TOWN OF LOVE
A NOVEL by Anne Ch. Ostby
Publisher: Schibsted, Norway
Publication date: January 9, 2012 It’s called the Town of Love, but the name of this dusty shantytown is a heartbreakingly ironic one: The young girls displayed in the doorways here, heavily made up and dressed in gaudily sequined saris, have seen very little love in their lives. They are girls of the Nat caste, born and bred to prostitution like their mothers and grandmothers before them, pimped by their own husbands, brothers, or fathers. In this poor community, the red-light outskirts of the town of Forbesganj in northern India, this is the fate that awaits so many of the girl children: to be the breadwinner of the family by selling her body. In a caste-conscious Indian society which shows nothing but contempt for them, the Nat women are trapped in a seemingly inescapable flesh-trade-dynasty.
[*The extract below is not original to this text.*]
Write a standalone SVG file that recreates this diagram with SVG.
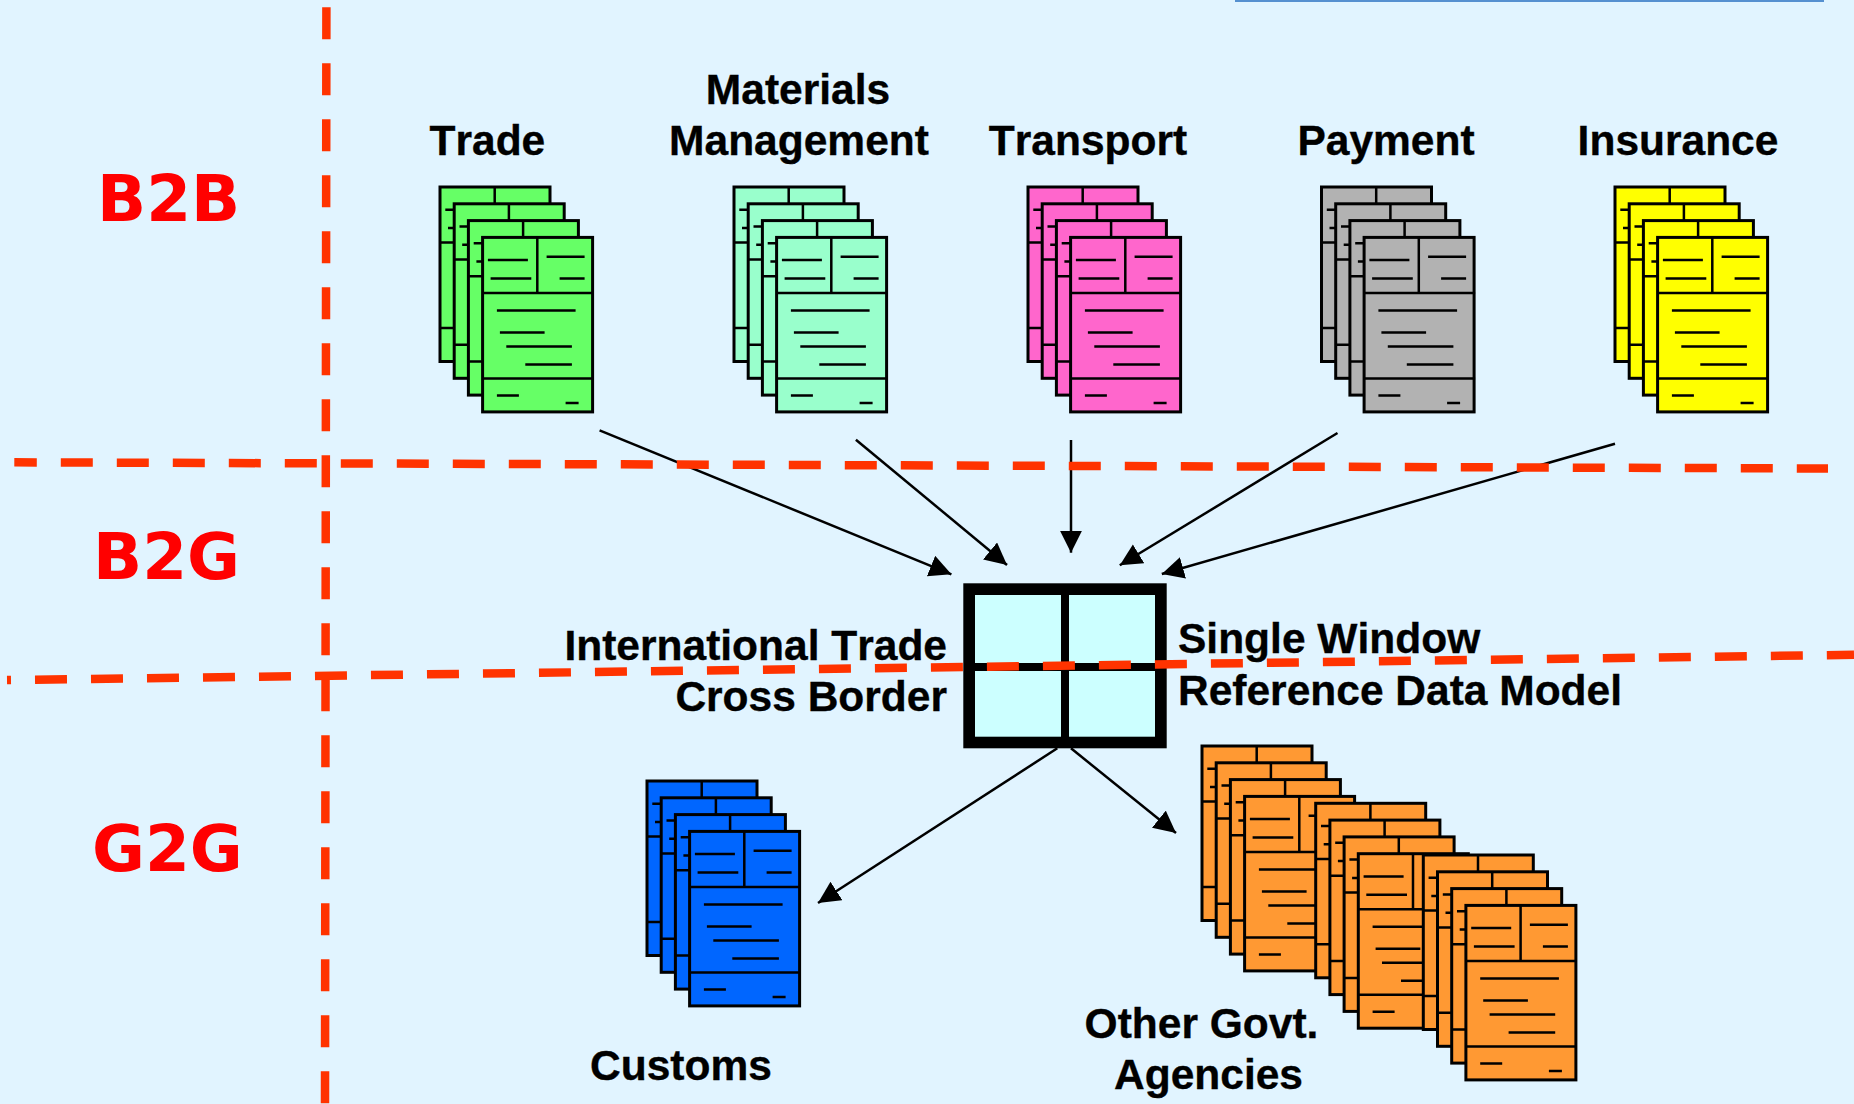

So who would dare to try to break free from it, and risk exclusion from her own kin as well? Tamanna does. Tamanna, who at 19 flees from the blue house of Jabbar-with-the-knife. She gets away, but has to leave her five-year-old daughter Rupa behind. Now, a few years later, she knows that Rupa will very soon be considered old enough to start earning. So she demands help – immediately – from Pukaar, the anti-trafficking organization which has spent years establishing a fragile connection to the women in the Town of Love. The Pukaar people know that staging a rescue operation to save just this one girl could jeopardize everything they’ve worked for. But who is entitled to tell a mother that her daughter’s not worth risking it all for? In this eye-opening story from a contemporary India unknown to most, Norwegian writer Anne Ch. Ostby explores the complex structures and traditions behind this family-run industry. Town of Love is a dark and gripping tale, filled with compassion, humor and warmth that will leave no reader unmarked. An afterword by world-renowned anti-trafficking activist Ruchira Gupta (Emmy Award 1997, UK Abolitionist Award 2007, Clinton Global Citizen Award 2009, Amazing Indian Award 2012) comments on the background of the book and how it connects to the global fight against modern slavery.